Kjetil Golid: I've always had this philosophy of making my code public. When I first started, I relied a lot on existing code other people had put out—downloading it, experimenting with it, seeing where it took me, just to learn the ropes. I felt the least I could do was give back the same way and open-source my own work.

The Chromatome library started with me sampling colors from illustrations, posters, and design pieces just to have colors on hand, so I didn't need to reinvent the wheel every time I made a generative piece. It evolved into something more complex, with a structure of colors, backgrounds, stroke colors, and so on. But it's become harder for me to use it the way I used to, which I think reflects how differently I use color now. It's no longer as simple as inserting a palette into my work, because I want to integrate color more tightly with the structure itself—a flat palette becomes harder to work with. I want certain colors connected to each other and other colors connected separately, and together they form the palette. As the structure of my work gets more complex, the structure of the colors I use follows suit—maybe I don't want this border color with that fill color, or I never want a certain color used as a background.
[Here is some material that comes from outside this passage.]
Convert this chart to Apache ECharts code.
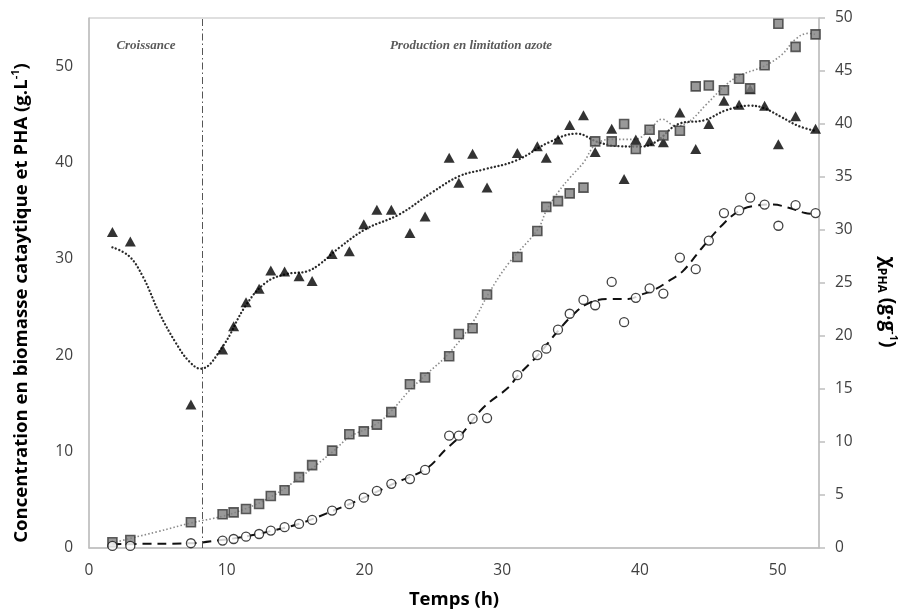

Lots of rules like that.

That's also why Chromatome is open-source but rarely updated anymore—partly laziness, but mostly that I've outgrown the current version. I should probably spend a few days restructuring it to make it flexible enough to use as a tool again. As it stands, I put so much more thought into color now that it's not much of a time-saver—I'd still end up tweaking anything from Chromatome to fit the work anyway.

Will: Your upcoming release on Verse, Monument, uses—as you've written—a very restrictive palette, essentially one set of colors for the whole piece. Can you talk about that decision, and how it plays into the piece's influences? We've seen references to high-rise buildings, brutalist architecture. Can you give us the story of conceiving this piece and arriving at this version of the algorithm and these compositions?

Kjetil Golid: Taking the colors first—this is a continuation of what I was saying about traits. When I create a set now, I want something with a more uniform, cohesive expression. Where did the idea even come from that a set needs a bunch of different color palettes? Color is so important to the work, and giving a set many different palettes definitely creates variety, but it also makes it harder to read the set as a whole, because palettes don't always mix well together—seen all together, it can be a messy experience. That approach works great for some projects, but for this one I wanted to go simpler: find one palette I liked and vary the amount of color usage instead. Some pieces are entirely colorless, and there's a gradient across the set of how much color, how many blocks, get colorized. I thought that was a better alternative to ten different palettes.

Archetype — Kjetil Golid

The piece itself is based on the same underlying algorithm as Archetype, though this is a new version—a rework I'd wanted to do for a long time. I wanted to rewrite the whole Archetype code so it would work better in three dimensions, to the point where we could potentially even produce 3D models. The original Archetype algorithm was built specifically to look good from one angle; this one is much more rooted in 3D space, with a lot more possibility and flexibility.

My work has this iterative quality—I like building on earlier pieces and evolving them. I'm not trying to hide that many of my sets are based on the same underlying algorithm; they just present new ideas and applications, iterations on what came before.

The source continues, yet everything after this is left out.